- Cemmaes Road Location within Powys
- Population: 1,185 (2011)
- OS grid reference: SH821044
- Community: Glantwymyn;
- Principal area: Powys;
- Preserved county: Powys;
- Country: Wales
- Sovereign state: United Kingdom
- Post town: MACHYNLLETH
- Postcode district: SY20
- Dialling code: 01650
- Police: Dyfed-Powys
- Fire: Mid and West Wales
- Ambulance: Welsh
- UK Parliament: Montgomeryshire and Glyndŵr;
- Senedd Cymru – Welsh Parliament: Montgomeryshire;

= Cemmaes Road =

Village in Powys, Wales

Cemmaes Road (Glantwymyn; ) is a village in Powys, Wales. It is in the community (civil parish) of Glantwymyn.

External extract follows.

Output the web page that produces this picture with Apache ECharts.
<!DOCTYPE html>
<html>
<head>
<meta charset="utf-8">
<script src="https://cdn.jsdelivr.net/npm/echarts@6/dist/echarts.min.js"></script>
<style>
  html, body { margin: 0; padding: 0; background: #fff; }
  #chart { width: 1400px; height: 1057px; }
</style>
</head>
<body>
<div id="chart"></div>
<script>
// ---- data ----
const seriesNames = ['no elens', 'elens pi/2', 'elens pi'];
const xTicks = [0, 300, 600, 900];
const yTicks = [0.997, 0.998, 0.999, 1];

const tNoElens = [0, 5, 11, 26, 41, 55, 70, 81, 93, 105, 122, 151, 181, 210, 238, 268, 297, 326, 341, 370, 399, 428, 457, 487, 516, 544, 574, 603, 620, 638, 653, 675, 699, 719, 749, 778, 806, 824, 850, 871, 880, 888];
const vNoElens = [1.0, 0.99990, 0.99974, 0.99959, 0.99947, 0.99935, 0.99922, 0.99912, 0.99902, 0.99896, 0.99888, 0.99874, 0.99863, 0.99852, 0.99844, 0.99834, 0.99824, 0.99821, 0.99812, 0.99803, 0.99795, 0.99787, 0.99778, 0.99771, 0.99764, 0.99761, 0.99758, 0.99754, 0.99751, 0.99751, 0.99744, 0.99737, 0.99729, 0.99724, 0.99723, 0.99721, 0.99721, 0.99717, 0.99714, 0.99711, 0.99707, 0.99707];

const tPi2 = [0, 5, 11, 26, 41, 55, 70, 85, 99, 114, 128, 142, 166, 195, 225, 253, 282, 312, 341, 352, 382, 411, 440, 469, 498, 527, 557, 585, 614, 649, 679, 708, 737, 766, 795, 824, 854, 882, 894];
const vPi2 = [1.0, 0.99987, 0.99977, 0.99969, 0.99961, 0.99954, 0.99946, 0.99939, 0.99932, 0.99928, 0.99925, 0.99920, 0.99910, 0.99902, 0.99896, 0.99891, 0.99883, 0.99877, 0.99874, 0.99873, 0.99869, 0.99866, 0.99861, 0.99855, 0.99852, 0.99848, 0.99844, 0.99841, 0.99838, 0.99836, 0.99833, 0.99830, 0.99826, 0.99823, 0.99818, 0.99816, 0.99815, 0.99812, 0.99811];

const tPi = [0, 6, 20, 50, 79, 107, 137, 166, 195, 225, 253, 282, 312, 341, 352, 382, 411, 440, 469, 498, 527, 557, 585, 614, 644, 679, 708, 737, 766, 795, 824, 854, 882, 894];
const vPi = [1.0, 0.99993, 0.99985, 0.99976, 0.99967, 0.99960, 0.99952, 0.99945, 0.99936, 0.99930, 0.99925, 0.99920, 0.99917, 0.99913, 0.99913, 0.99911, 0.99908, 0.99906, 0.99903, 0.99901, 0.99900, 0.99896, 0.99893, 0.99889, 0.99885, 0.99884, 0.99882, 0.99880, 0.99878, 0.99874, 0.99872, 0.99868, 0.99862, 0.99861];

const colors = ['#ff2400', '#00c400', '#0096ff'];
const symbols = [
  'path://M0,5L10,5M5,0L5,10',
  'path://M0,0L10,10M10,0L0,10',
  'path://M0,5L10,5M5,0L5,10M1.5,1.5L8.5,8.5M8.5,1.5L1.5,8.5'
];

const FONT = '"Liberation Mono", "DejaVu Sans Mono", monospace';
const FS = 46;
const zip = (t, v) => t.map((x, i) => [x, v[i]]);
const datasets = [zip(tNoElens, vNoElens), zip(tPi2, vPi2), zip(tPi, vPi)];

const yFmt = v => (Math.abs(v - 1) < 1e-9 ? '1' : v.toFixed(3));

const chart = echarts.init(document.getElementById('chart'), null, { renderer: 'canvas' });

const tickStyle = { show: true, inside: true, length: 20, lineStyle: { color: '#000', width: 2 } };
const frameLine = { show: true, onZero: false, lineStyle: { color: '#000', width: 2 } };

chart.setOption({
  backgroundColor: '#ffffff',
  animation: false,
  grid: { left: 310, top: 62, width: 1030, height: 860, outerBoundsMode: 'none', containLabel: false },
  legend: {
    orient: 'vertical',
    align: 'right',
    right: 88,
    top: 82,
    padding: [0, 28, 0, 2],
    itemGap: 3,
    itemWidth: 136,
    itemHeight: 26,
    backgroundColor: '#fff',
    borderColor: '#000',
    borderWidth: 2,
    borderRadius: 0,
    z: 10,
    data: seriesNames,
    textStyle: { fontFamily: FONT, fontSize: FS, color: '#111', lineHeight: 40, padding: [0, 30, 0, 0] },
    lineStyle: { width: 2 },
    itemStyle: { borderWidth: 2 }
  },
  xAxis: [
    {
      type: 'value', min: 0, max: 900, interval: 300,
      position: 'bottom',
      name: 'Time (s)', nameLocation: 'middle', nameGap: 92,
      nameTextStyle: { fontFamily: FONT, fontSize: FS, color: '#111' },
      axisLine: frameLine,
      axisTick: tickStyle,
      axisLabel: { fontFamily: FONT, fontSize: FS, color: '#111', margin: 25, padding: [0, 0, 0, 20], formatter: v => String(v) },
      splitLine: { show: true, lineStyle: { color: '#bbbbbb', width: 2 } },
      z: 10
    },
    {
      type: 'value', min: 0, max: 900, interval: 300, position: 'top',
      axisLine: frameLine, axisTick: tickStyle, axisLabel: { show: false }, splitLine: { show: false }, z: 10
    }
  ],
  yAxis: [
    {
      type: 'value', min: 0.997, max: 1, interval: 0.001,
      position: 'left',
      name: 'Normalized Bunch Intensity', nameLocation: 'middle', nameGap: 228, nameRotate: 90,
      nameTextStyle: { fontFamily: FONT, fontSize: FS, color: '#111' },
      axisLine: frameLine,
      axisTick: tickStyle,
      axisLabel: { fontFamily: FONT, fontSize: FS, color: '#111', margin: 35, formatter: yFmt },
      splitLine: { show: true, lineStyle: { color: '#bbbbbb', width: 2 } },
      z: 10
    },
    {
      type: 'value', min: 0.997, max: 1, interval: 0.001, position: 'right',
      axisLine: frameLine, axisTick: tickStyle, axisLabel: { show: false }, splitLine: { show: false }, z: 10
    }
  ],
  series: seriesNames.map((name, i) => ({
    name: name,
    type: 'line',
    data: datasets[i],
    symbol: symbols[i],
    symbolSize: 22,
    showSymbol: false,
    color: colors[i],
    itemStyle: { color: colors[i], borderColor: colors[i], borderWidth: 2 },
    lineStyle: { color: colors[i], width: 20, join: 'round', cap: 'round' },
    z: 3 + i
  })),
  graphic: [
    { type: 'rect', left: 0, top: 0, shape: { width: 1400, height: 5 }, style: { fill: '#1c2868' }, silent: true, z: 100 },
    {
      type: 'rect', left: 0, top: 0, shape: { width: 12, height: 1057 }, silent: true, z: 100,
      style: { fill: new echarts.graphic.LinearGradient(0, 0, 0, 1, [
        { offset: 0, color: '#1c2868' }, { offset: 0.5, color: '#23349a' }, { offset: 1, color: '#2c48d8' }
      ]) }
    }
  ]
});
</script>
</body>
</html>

The village was named in English after the now-closed station on the Newtown and Machynlleth Railway, now part of the Cambrian Line. Cemmes Road was also the junction with the Mawddwy Railway.

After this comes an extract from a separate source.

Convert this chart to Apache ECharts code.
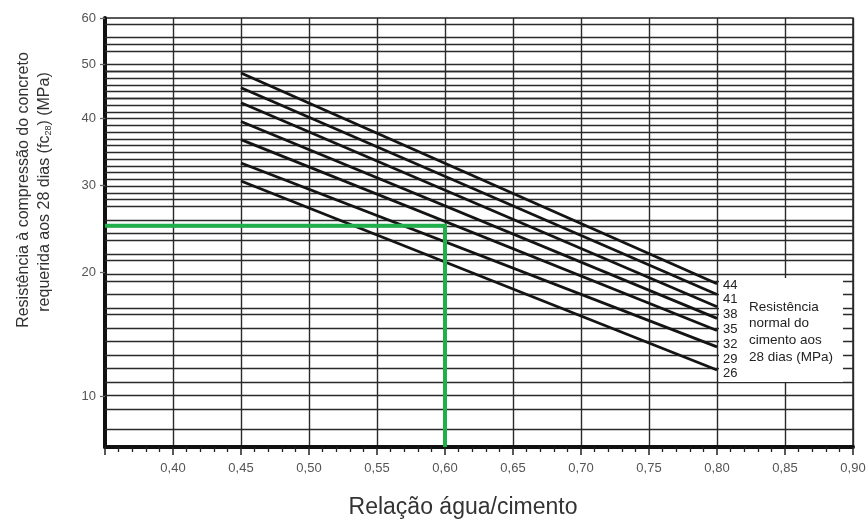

The Welsh name for the village, and for the community, is Glantwymyn (the Twymyn Riverside), as it lies on the River Twymyn. According to the United Kingdom Census 2001, the population of the community was 1,072, increasing to 1,185 at the 2011 Census.

The village of Cemmaes is 1 3/4 miles to the northeast. Cemmaes Road lies at the junction of the major A470 and A489 roads. The historic Mathafarn Hall is less than 1/2 mile north-west of Cemmaes Road.

Ysgol Glantwymyn primary school is located in the village.

==Governance==
An electoral ward in the Welsh name exists, which also covers the neighbouring community of Cadfarch. The ward had a population of 2,040 at the 2011 Census.

==Welsh language==
According to the 2001 census, 58.5% of the people in the community can speak the Welsh language. The age group with the highest number of Welsh speakers is the 15-year-olds, where every 15-year-old could speak the language.